A popular shrine to America’s love of the open road, Cadillac Ranch was created by the San Francisco-based Ant Farm artists’ and architects’ collective in May 1974, under the patronage of the eccentric Amarillo helium millionaire Stanley Marsh III. The cars were all bought, some running, some not, from local junkyards and used car lots at an average cost of $200 each. Before the Cadillacs were planted in the ground, all the hubcaps and wheels were welded on, a good idea since most of the time the cars are in a badly vandalized state. Tagging the cars with spray-paint graffiti has become a popular activity, but every once in a while advertising agencies and rock bands tidy them up for use as backdrops during photo shoots. In the late 1990s, Cadillac Ranch got another 15 minutes of fame when Marsh decided to dig them up and move them 2 mi (3.2 km) west from where they’d been—to escape the ever-expanding Amarillo sprawl and preserve the natural horizon. Marsh’s death in 2014 has made the site’s future less secure, so see it while you can.

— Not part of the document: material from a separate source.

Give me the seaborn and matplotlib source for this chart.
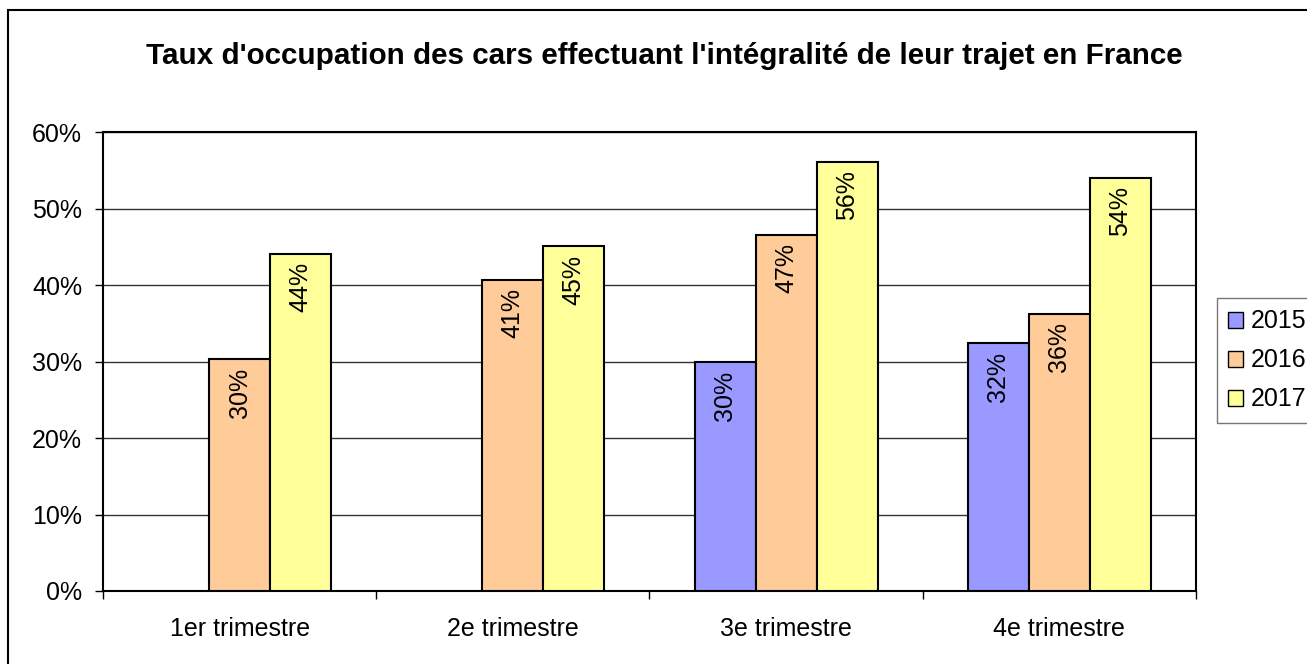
#!/usr/bin/env python3
# -*- coding: utf-8 -*-
"""Taux d'occupation des cars (trajet intégral en France) par trimestre."""

import numpy as np
import pandas as pd
import matplotlib
matplotlib.use("Agg")
import matplotlib.pyplot as plt
import matplotlib.patches as mpatches
from matplotlib.ticker import PercentFormatter, FixedLocator
import seaborn as sns

# --- données ---
trimestres = ["1er trimestre", "2e trimestre", "3e trimestre", "4e trimestre"]
annees = ["2015", "2016", "2017"]
taux_2015 = [np.nan, np.nan, 0.299, 0.324]
taux_2016 = [0.303, 0.407, 0.466, 0.363]
taux_2017 = [0.441, 0.451, 0.561, 0.541]
couleurs = ["#9999FF", "#FFCC99", "#FFFF99"]

df = pd.DataFrame({
    "trimestre": trimestres * 3,
    "annee": [a for a in annees for _ in trimestres],
    "taux": taux_2015 + taux_2016 + taux_2017,
}).dropna()

sns.set_theme(style="white")
plt.rcParams["font.family"] = ["Liberation Sans", "DejaVu Sans"]
plt.rcParams["text.color"] = "black"
plt.rcParams["xtick.color"] = "black"
plt.rcParams["ytick.color"] = "black"

fig = plt.figure(figsize=(13.07, 6.64), dpi=100)
ax = fig.add_axes([0.0788, 0.110, 0.8362, 0.6905])

sns.barplot(data=df, x="trimestre", y="taux", hue="annee",
            order=trimestres, hue_order=annees,
            palette=dict(zip(annees, couleurs)),
            width=0.67, edgecolor="black", linewidth=1.5,
            saturation=1, errorbar=None, ax=ax, zorder=3)

# étiquettes de valeurs, verticales, en haut de chaque barre
for cont in ax.containers:
    for bar in cont:
        h = bar.get_height()
        if np.isnan(h) or h == 0:
            continue
        ax.annotate(f"{h:.0%}", (bar.get_x() + bar.get_width() / 2, h),
                    xytext=(0, -6), textcoords="offset points",
                    rotation=90, ha="center", va="top", fontsize=18,
                    color="black", zorder=4)

ax.set_ylim(0, 0.6)
ax.set_xlim(-0.5, 3.5)
ax.yaxis.set_major_locator(FixedLocator(np.arange(0, 0.61, 0.1)))
ax.yaxis.set_major_formatter(PercentFormatter(1.0, decimals=0))
ax.yaxis.grid(True, color="#333333", linewidth=1)
ax.set_axisbelow(True)
ax.xaxis.set_minor_locator(FixedLocator(np.arange(-0.5, 3.6, 1)))
ax.tick_params(axis="x", which="major", length=0, pad=19, labelsize=18)
ax.tick_params(axis="x", which="minor", length=6, width=1, direction="out",
               bottom=True)
ax.tick_params(axis="y", length=6, width=1, direction="out", left=True,
               pad=9, labelsize=18)
ax.set_xlabel("")
ax.set_ylabel("")
for s in ax.spines.values():
    s.set_color("black")
    s.set_linewidth(1.5)

# légende à droite, coupée par le bord
handles = [mpatches.Patch(facecolor=c, edgecolor="black", label=a)
           for a, c in zip(annees, couleurs)]
ax.legend(handles=handles, loc="upper left",
          bbox_to_anchor=(0.931, 0.551), bbox_transform=fig.transFigure,
          fontsize=18, frameon=True, fancybox=False, edgecolor="#555555",
          handlelength=0.6, handleheight=0.6, handletextpad=0.3,
          labelspacing=0.6, borderpad=0.45, borderaxespad=0)

fig.suptitle("Taux d'occupation des cars effectuant l'intégralité de leur trajet en France",
             x=0.508, y=0.915, va="center", fontsize=21.3, fontweight="bold")

# cadre extérieur du graphique
fig.patches.append(mpatches.Rectangle((0.0065, -0.1), 1.1, 1.085,
                                      transform=fig.transFigure, fill=False,
                                      edgecolor="black", linewidth=1.5))

fig.savefig("out.png", dpi=100)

There’s a well-worn path from the frontage road if you want a closer look. Visitors are allowed any time, day or night.
Palo Duro Canyon State Park
Lovely Palo Duro Canyon State Park (daily, $8), one of the most beautiful places in all of Texas, is just 35 mi (56 km) southeast of Amarillo, east of the town of Canyon off the I-27 freeway. Cut into the Texas plain by the Prairie Dog Town Fork of the Red River, Palo Duro has more than 60 mi (97 km) of ravines, with canyon walls climbing to 800 ft (244 m). Coronado and company were the first Europeans to lay eyes on the area, and numerous Plains people, including Apache, Kiowa, and Comanche, later took refuge here. From the end of Hwy- 217, a well-paved road winds past the Palo Duro park visitors center (806/488-2227, daily), from where a short trail leads to a canyon overlook. Beyond here, more than 30 mi (48 km) of hiking extend through the canyon’s heart. It’s prettiest in spring and fall, and fairly popular year-round.
On your way to or from Palo Duro Canyon, be sure to stop by the excellent Panhandle-Plains Historical Museum (2401 4th Ave., 806/651-2244, Tues.-Sat. Sept.-May, Mon.-Sat. June-Aug., $12.50) in the neighboring town of Canyon. One of the state’s great museums, this has extensive exhibits on the cultural and economic life of the Panhandle region and its relations with Mexico, the Texas Republic, and the United States. The museum, which is housed in a WPA-era building on the campus of West Texas A&M University, has a special section on rancher Charles Goodnight (1836-1929), who once owned a half-million ac (202,300 ha) here, invented the chuck wagon, and was an early advocate of saving the bison from extinction.